**GOAL:** Copy each line below exactly and leave the pictures out.

**GIVEN INFORMATION:**
## begin

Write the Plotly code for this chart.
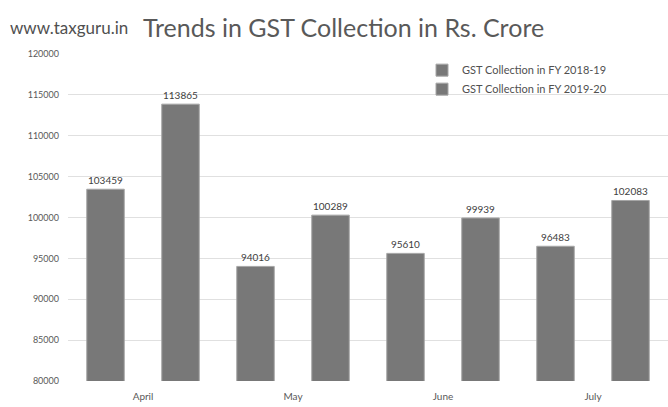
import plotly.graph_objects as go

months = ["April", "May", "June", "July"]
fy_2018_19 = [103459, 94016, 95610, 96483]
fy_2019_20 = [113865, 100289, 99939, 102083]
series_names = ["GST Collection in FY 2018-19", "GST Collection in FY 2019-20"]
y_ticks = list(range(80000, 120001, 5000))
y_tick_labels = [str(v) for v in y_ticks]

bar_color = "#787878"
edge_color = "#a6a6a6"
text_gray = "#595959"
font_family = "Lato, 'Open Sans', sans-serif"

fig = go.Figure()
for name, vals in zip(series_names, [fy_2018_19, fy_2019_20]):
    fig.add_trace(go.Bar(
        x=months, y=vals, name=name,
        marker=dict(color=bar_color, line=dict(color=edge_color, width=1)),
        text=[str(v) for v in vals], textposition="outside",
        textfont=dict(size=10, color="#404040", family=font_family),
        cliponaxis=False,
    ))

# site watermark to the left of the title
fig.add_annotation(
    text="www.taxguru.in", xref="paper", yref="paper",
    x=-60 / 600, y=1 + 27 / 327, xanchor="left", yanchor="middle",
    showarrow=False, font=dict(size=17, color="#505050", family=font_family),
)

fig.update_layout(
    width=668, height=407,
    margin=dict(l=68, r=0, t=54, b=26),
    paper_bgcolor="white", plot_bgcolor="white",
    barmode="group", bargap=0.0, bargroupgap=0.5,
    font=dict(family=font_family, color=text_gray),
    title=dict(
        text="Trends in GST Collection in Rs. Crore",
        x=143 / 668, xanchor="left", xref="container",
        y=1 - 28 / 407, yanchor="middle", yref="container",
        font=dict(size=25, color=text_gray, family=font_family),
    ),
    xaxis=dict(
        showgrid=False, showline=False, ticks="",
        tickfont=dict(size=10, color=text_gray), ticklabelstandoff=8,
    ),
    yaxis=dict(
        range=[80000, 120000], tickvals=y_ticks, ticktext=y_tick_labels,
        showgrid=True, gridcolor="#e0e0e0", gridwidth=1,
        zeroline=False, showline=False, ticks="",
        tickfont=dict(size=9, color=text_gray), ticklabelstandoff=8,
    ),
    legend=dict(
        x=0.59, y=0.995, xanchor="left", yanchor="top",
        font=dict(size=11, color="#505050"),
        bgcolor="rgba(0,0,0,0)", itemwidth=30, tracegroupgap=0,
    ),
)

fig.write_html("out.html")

## end

**RESPONSE TO THIS EXERCISE:**
Write the Plotly code for this chart.
import plotly.graph_objects as go

months = ["April", "May", "June", "July"]
fy_2018_19 = [103459, 94016, 95610, 96483]
fy_2019_20 = [113865, 100289, 99939, 102083]
series_names = ["GST Collection in FY 2018-19", "GST Collection in FY 2019-20"]
y_ticks = list(range(80000, 120001, 5000))
y_tick_labels = [str(v) for v in y_ticks]

bar_color = "#787878"
edge_color = "#a6a6a6"
text_gray = "#595959"
font_family = "Lato, 'Open Sans', sans-serif"

fig = go.Figure()
for name, vals in zip(series_names, [fy_2018_19, fy_2019_20]):
    fig.add_trace(go.Bar(
        x=months, y=vals, name=name,
        marker=dict(color=bar_color, line=dict(color=edge_color, width=1)),
        text=[str(v) for v in vals], textposition="outside",
        textfont=dict(size=10, color="#404040", family=font_family),
        cliponaxis=False,
    ))

# site watermark to the left of the title
fig.add_annotation(
    text="www.taxguru.in", xref="paper", yref="paper",
    x=-60 / 600, y=1 + 27 / 327, xanchor="left", yanchor="middle",
    showarrow=False, font=dict(size=17, color="#505050", family=font_family),
)

fig.update_layout(
    width=668, height=407,
    margin=dict(l=68, r=0, t=54, b=26),
    paper_bgcolor="white", plot_bgcolor="white",
    barmode="group", bargap=0.0, bargroupgap=0.5,
    font=dict(family=font_family, color=text_gray),
    title=dict(
        text="Trends in GST Collection in Rs. Crore",
        x=143 / 668, xanchor="left", xref="container",
        y=1 - 28 / 407, yanchor="middle", yref="container",
        font=dict(size=25, color=text_gray, family=font_family),
    ),
    xaxis=dict(
        showgrid=False, showline=False, ticks="",
        tickfont=dict(size=10, color=text_gray), ticklabelstandoff=8,
    ),
    yaxis=dict(
        range=[80000, 120000], tickvals=y_ticks, ticktext=y_tick_labels,
        showgrid=True, gridcolor="#e0e0e0", gridwidth=1,
        zeroline=False, showline=False, ticks="",
        tickfont=dict(size=9, color=text_gray), ticklabelstandoff=8,
    ),
    legend=dict(
        x=0.59, y=0.995, xanchor="left", yanchor="top",
        font=dict(size=11, color="#505050"),
        bgcolor="rgba(0,0,0,0)", itemwidth=30, tracegroupgap=0,
    ),
)

fig.write_html("out.html")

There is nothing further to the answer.